Eric Ostini, head of business development, North and Central America, GF Machining Solutions: Bar codes or QR codes on uncut workpieces provide huge amounts of information that until recently was processed on the control by the operator. As innovations continue, a QR-code scan will guide a robot to load the workpiece and position it in the machine. It will list initial machining points, such as wire start holes for EDM.
Track-and-trace software will monitor cutting operations and adjust machining parameters to maximize accuracy and efficiency. Sensing and probing technology will judge the acceptability of the final machined part, and a robot will remove it from the machine to be replaced by the next workpiece in line.
The following comments and analysis are my personal speculation and not based on any actual development or visions of GF Machining Systems.
Basically, the amount of human intervention in machining operations is shrinking. Every piece of the progression to truly unattended operation is available; it’s just a matter of putting the pieces together.
In the past 15 years, every control manufacturer has developed products intended to make their use easier for the operator. The recent pandemic-driven and economics-based shortage of skilled operators has accelerated that movement.
Major enhancements for machine-tool control will be based on visual assessment of what needs to be done in a manufacturing process. It has to go beyond optical sensing and Renishaw probes.
The machine control of the future needs to have its own set of eyes to make valid decisions based on the massive amount of information available. For example, a “smart” bar feeder could collect information about the bar length available during a process and relay that information to the machine control. The control could then match the information to production requirements, and/or search a library of future jobs to utilize the remaining stock in a prioritized and cost-efficient way.
In another example, machine controls could monitor and store the maintenance status of all of a shop’s machines and shuffle output among them when breakdowns or maintenance needs dictate. A truly smart machine control could also vary production volume and timing in response to outside factors, such as peak- and off-peak electrical power costs.
The data are there, and these ideas are doable. Future machine controls will use these data to maximize future productivity and profits.
Tell us about your company’s state-of-the-art operator-interface technology for manufacturing.
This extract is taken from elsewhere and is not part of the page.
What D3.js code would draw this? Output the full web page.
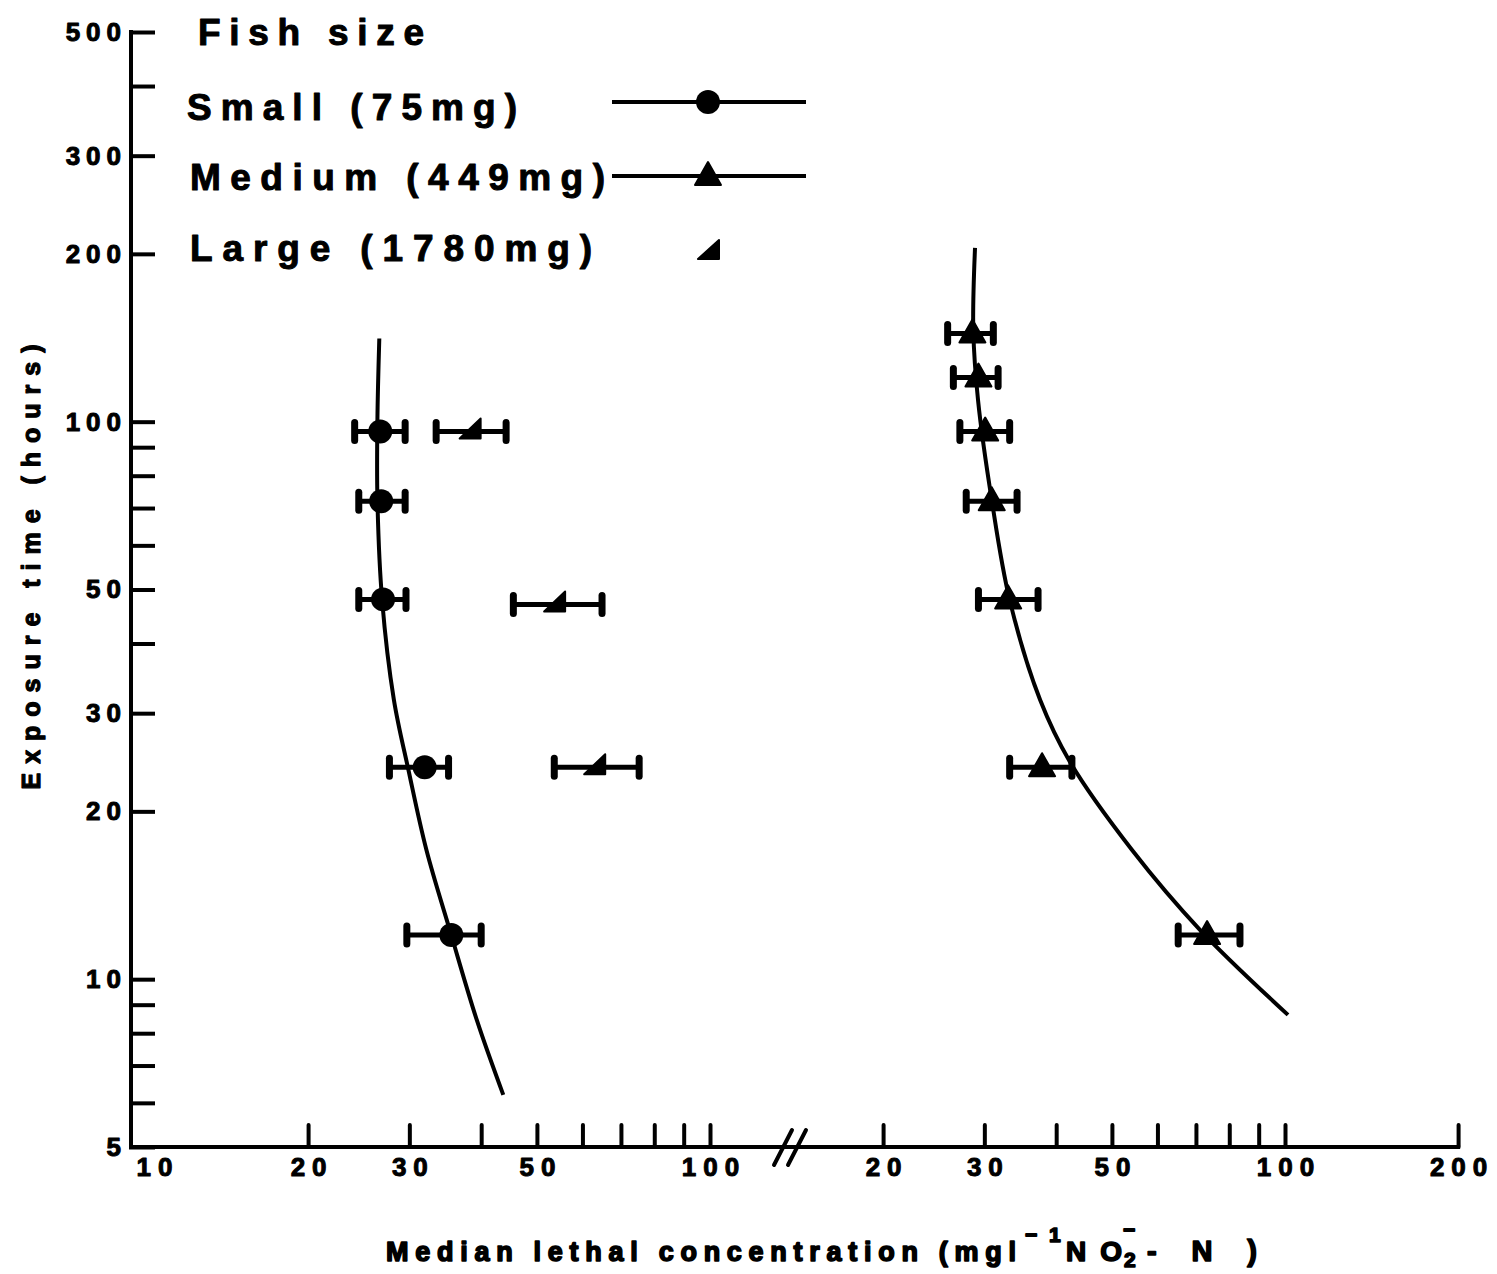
<!DOCTYPE html>
<html>
<head>
<meta charset="utf-8">
<script src="https://cdn.jsdelivr.net/npm/d3@7"></script>
<style>
  body { margin: 0; background: #fff; }
  svg { display: block; background: #fff; }
  text { font-family: "Liberation Sans", Arial, Helvetica, sans-serif; font-weight: bold; fill: #000; }
</style>
</head>
<body>
<svg id="chart" width="1497" height="1274"></svg>
<script>
// ---- Data: exposure time (h) vs. median lethal concentration (mg/l NO2-N) ----
const smallHours = [96, 72, 48, 24, 12];
const smallLC50  = [26.7, 26.8, 27.0, 31.9, 35.5];
const smallLow   = [24.1, 24.5, 24.5, 27.7, 29.7];
const smallHigh  = [29.5, 29.5, 29.6, 35.1, 40.0];
const smallCurveLC    = [26.6, 26.4, 26.4, 26.9, 28.2, 29.9, 32.1, 35.4, 39.3, 43.7];
const smallCurveHours = [141, 101, 72.4, 47.9, 31.7, 23.7, 17.1, 12.1, 8.45, 6.2];

const mediumHours = [144, 120, 96, 72, 48, 24, 12];
const mediumLC50  = [28.6, 29.3, 30.1, 30.9, 33.0, 37.8, 73.2];
const mediumLow   = [25.9, 26.5, 27.2, 27.9, 29.3, 33.2, 65.2];
const mediumHigh  = [31.1, 31.7, 33.2, 34.2, 37.2, 42.6, 83.5];
const mediumCurveLC    = [28.9, 28.7, 29.25, 30.9, 33.2, 37.5, 42.3, 54.2, 71.2, 101.2];
const mediumCurveHours = [205, 146, 109.4, 72.4, 47.9, 31.7, 24.5, 17.05, 12.25, 8.63];

const largeHours = [96, 47, 24];
const largeLC50  = [38.5, 54.0, 63.4];
const largeLow   = [33.4, 45.5, 53.6];
const largeHigh  = [44.2, 64.9, 75.3];

// ---- Axis ticks ----
const yTickValues = [500, 400, 300, 200, 100, 90, 80, 70, 60, 50, 40, 30, 20, 10, 9, 8, 7, 6, 5];
const yTickLabels = [500, 300, 200, 100, 50, 30, 20, 10, 5];
const xLeftTicks  = [10, 20, 30, 40, 50, 60, 70, 80, 90, 100];
const xLeftLabels = [10, 20, 30, 50, 100];
const xRightTicks  = [20, 30, 40, 50, 60, 70, 80, 90, 100, 200];
const xRightLabels = [20, 30, 50, 100, 200];

const legendTitle = "Fish size";
const legendLabels = ["Small (75mg)", "Medium (449mg)", "Large (1780mg)"];
const yTitle = "Exposure time (hours)";

const svg = d3.select("#chart");
const INK = "#000";

// ---- Scales ----
const y = d3.scaleLog().domain([5, 500]).range([1147, 32]);
const xLeft = d3.scaleLog().domain([10, 100]).range([135, 710]);
const xRight = d3.scaleLog().domain([10, 200]).range([710, 710 + 575 * Math.log10(20)]);
const axisY = 1147, axisX = 131;

// overall width of a letter-spaced numeric label
function spacedLen(str, size, gap) {
  return str.length * 0.556 * size + (str.length - 1) * gap;
}
// heavy look for typeset labels
function heavy(sel, w) {
  return sel.attr("stroke", INK).attr("stroke-width", w).attr("stroke-linejoin", "round");
}

// ---- Y axis ----
const gy = svg.append("g").attr("transform", `translate(${axisX},0)`)
  .call(d3.axisLeft(y).tickValues(yTickValues).tickSize(-22).tickPadding(10)
    .tickFormat(d => yTickLabels.includes(d) ? String(d) : ""));
gy.select(".domain").remove();
gy.selectAll(".tick line").attr("stroke", INK).attr("stroke-width", 4).attr("stroke-linecap", "square");
gy.selectAll(".tick text")
  .attr("font-size", 26).attr("font-family", null).attr("fill", INK)
  .each(function (d) {
    const s = yTickLabels.includes(d) ? String(d) : "";
    if (s) heavy(d3.select(this).attr("textLength", spacedLen(s, 26, 6)).attr("lengthAdjust", "spacing"), 1);
  });
svg.append("line").attr("x1", axisX).attr("x2", axisX).attr("y1", y(500)).attr("y2", axisY)
  .attr("stroke", INK).attr("stroke-width", 4).attr("stroke-linecap", "square");

// ---- X axis (broken scale) ----
function styleX(g, labels) {
  g.select(".domain").remove();
  g.selectAll(".tick line").attr("stroke", INK).attr("stroke-width", 4).attr("stroke-linecap", "round");
  g.selectAll(".tick text")
    .attr("font-size", 26).attr("font-family", null).attr("fill", INK)
    .each(function (d) {
      const s = labels.includes(d) ? String(d) : "";
      if (s) heavy(d3.select(this).attr("textLength", spacedLen(s, 26, 7)).attr("lengthAdjust", "spacing"), 1);
    });
}
const gxL = svg.append("g").attr("transform", `translate(0,${axisY})`)
  .call(d3.axisBottom(xLeft).tickValues(xLeftTicks).tickSize(-22).tickPadding(11)
    .tickFormat(d => xLeftLabels.includes(d) ? String(d) : ""));
styleX(gxL, xLeftLabels);
gxL.selectAll(".tick").filter(d => d === 10).select("line").remove();
gxL.selectAll(".tick").filter(d => d === 10).select("text").attr("dx", 19);

const gxR = svg.append("g").attr("transform", `translate(0,${axisY})`)
  .call(d3.axisBottom(xRight).tickValues(xRightTicks).tickSize(-22).tickPadding(11)
    .tickFormat(d => xRightLabels.includes(d) ? String(d) : ""));
styleX(gxR, xRightLabels);

svg.append("line").attr("x1", axisX).attr("x2", xRight(200)).attr("y1", axisY).attr("y2", axisY)
  .attr("stroke", INK).attr("stroke-width", 4).attr("stroke-linecap", "square");

// break marks
const brk = svg.append("g").attr("transform", `translate(790,${axisY})`);
[-7, 7].forEach(dx => {
  brk.append("line").attr("x1", dx - 9).attr("y1", 18).attr("x2", dx + 9).attr("y2", -17)
    .attr("stroke", INK).attr("stroke-width", 4).attr("stroke-linecap", "round");
});

// ---- Axis titles ----
heavy(svg.append("text")
  .attr("transform", "translate(40,567) rotate(-90)")
  .attr("text-anchor", "middle").attr("font-size", 25)
  .attr("textLength", 445).attr("lengthAdjust", "spacing")
  .text(yTitle), 1.2);

const xt = svg.append("g");
function xtPart(str, x, yb, size, len, ls) {
  const t = xt.append("text").attr("x", x).attr("y", yb).attr("font-size", size).text(str);
  if (len) t.attr("textLength", len).attr("lengthAdjust", "spacing");
  if (ls) t.attr("letter-spacing", ls);
  return heavy(t, 1.6);
}
xtPart("Median lethal concentration (mgl", 386, 1261, 27, 630);
xtPart("\u2212", 1025, 1242, 21);
xtPart("1", 1049, 1242, 21);
xtPart("NO", 1066, 1261, 28, 56);
xtPart("2", 1124, 1267, 21);
xtPart("\u2212", 1123, 1237, 21);
xtPart("-N)", 1147, 1261, 29, 110);

// ---- Fitted curves ----
const lineL = d3.line().x(d => xLeft(d[0])).y(d => y(d[1])).curve(d3.curveCatmullRom.alpha(0.5));
const lineR = d3.line().x(d => xRight(d[0])).y(d => y(d[1])).curve(d3.curveCatmullRom.alpha(0.5));
svg.append("path").datum(d3.zip(smallCurveLC, smallCurveHours))
  .attr("d", lineL).attr("fill", "none").attr("stroke", INK).attr("stroke-width", 4);
svg.append("path").datum(d3.zip(mediumCurveLC, mediumCurveHours))
  .attr("d", lineR).attr("fill", "none").attr("stroke", INK).attr("stroke-width", 4);

// ---- Error bars ----
function errorBars(xs, hours, low, high) {
  const g = svg.append("g");
  const rows = hours.map((h, i) => ({ h, lo: low[i], hi: high[i] }));
  g.selectAll("line.bar").data(rows).join("line").attr("class", "bar")
    .attr("x1", d => xs(d.lo)).attr("x2", d => xs(d.hi))
    .attr("y1", d => y(d.h)).attr("y2", d => y(d.h))
    .attr("stroke", INK).attr("stroke-width", 5);
  const caps = rows.flatMap(d => [{ v: d.lo, h: d.h }, { v: d.hi, h: d.h }]);
  g.selectAll("line.cap").data(caps).join("line").attr("class", "cap")
    .attr("x1", d => xs(d.v)).attr("x2", d => xs(d.v))
    .attr("y1", d => y(d.h) - 9).attr("y2", d => y(d.h) + 9)
    .attr("stroke", INK).attr("stroke-width", 7).attr("stroke-linecap", "round");
}
errorBars(xLeft, smallHours, smallLow, smallHigh);
errorBars(xLeft, largeHours, largeLow, largeHigh);
errorBars(xRight, mediumHours, mediumLow, mediumHigh);

// ---- Markers ----
const triPath = "M0,-14L13,9L-13,9Z";
const wedgePath = "M-12,7L9,7L9,-13Z";

svg.append("g").selectAll("circle").data(d3.zip(smallLC50, smallHours)).join("circle")
  .attr("cx", d => xLeft(d[0])).attr("cy", d => y(d[1])).attr("r", 12).attr("fill", INK);

svg.append("g").selectAll("path").data(d3.zip(mediumLC50, mediumHours)).join("path")
  .attr("transform", d => `translate(${xRight(d[0])},${y(d[1])})`)
  .attr("d", triPath).attr("fill", INK).attr("stroke", INK).attr("stroke-width", 2).attr("stroke-linejoin", "round");

svg.append("g").selectAll("path").data(d3.zip(largeLC50, largeHours)).join("path")
  .attr("transform", d => `translate(${xLeft(d[0])},${y(d[1])})`)
  .attr("d", wedgePath).attr("fill", INK).attr("stroke", INK).attr("stroke-width", 2).attr("stroke-linejoin", "round");

// ---- Legend ----
const lg = svg.append("g");
heavy(lg.append("text").attr("x", 198).attr("y", 45).attr("font-size", 37)
  .attr("textLength", 226).attr("lengthAdjust", "spacing").text(legendTitle), 1);
const legendRows = [
  { y: 120, x: 187, len: 330, lineY: 102, sym: "circle" },
  { y: 190, x: 190, len: 415, lineY: 176, sym: "tri" },
  { y: 261, x: 190, len: 402, lineY: 250, sym: "wedge" }
];
legendRows.forEach((r, i) => {
  heavy(lg.append("text").attr("x", r.x).attr("y", r.y).attr("font-size", 37)
    .attr("textLength", r.len).attr("lengthAdjust", "spacing").text(legendLabels[i]), 1);
  if (r.sym !== "wedge") {
    lg.append("line").attr("x1", 612).attr("x2", 806).attr("y1", r.lineY).attr("y2", r.lineY)
      .attr("stroke", INK).attr("stroke-width", 4);
  }
  if (r.sym === "circle") {
    lg.append("circle").attr("cx", 708).attr("cy", r.lineY).attr("r", 12).attr("fill", INK);
  } else if (r.sym === "tri") {
    lg.append("path").attr("transform", `translate(708,${r.lineY})`).attr("d", triPath)
      .attr("fill", INK).attr("stroke", INK).attr("stroke-width", 2).attr("stroke-linejoin", "round");
  } else {
    lg.append("path").attr("transform", `translate(709,${r.lineY})`).attr("d", "M-11,9L10,9L10,-10Z")
      .attr("fill", INK).attr("stroke", INK).attr("stroke-width", 2).attr("stroke-linejoin", "round");
  }
});
</script>
</body>
</html>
Eric Ostini, head of business development, North and Central America, GF Machining Solutions: The present and future of operator-interface technology at GF Machining Systems is the Uniqua human-machine interface. Currently in use on GFMS wire electrical discharge machining (EDM), the Uniqua HMI will be introduced for the company’s die-sinking and laser products. It features the Windows 10 64-bit release of the Windows operating system, as well as Intel i5/i7 processors and a solid-state hard drive. The software and hardware together facilitate interfacing with application programming interfaces (APIs) and expedite communication between the unit and the PC, enabling graphic control similar to that of the iPhone system. The resulting responsiveness has permitted GFMS to develop advanced EDM systems, such as automatic slug welding and slug removal, iWire adaptive wire speed function, and Intelligent Spark Protection System (ISPS) that continually measures and adjusts the EDM spark between the upper and lower heads.
The Uniqua HMI also enables drive-system adaptability because the control is the master instead of the drive system. This frees the control to utilize different drive systems if drive component supplies or other considerations make that necessary.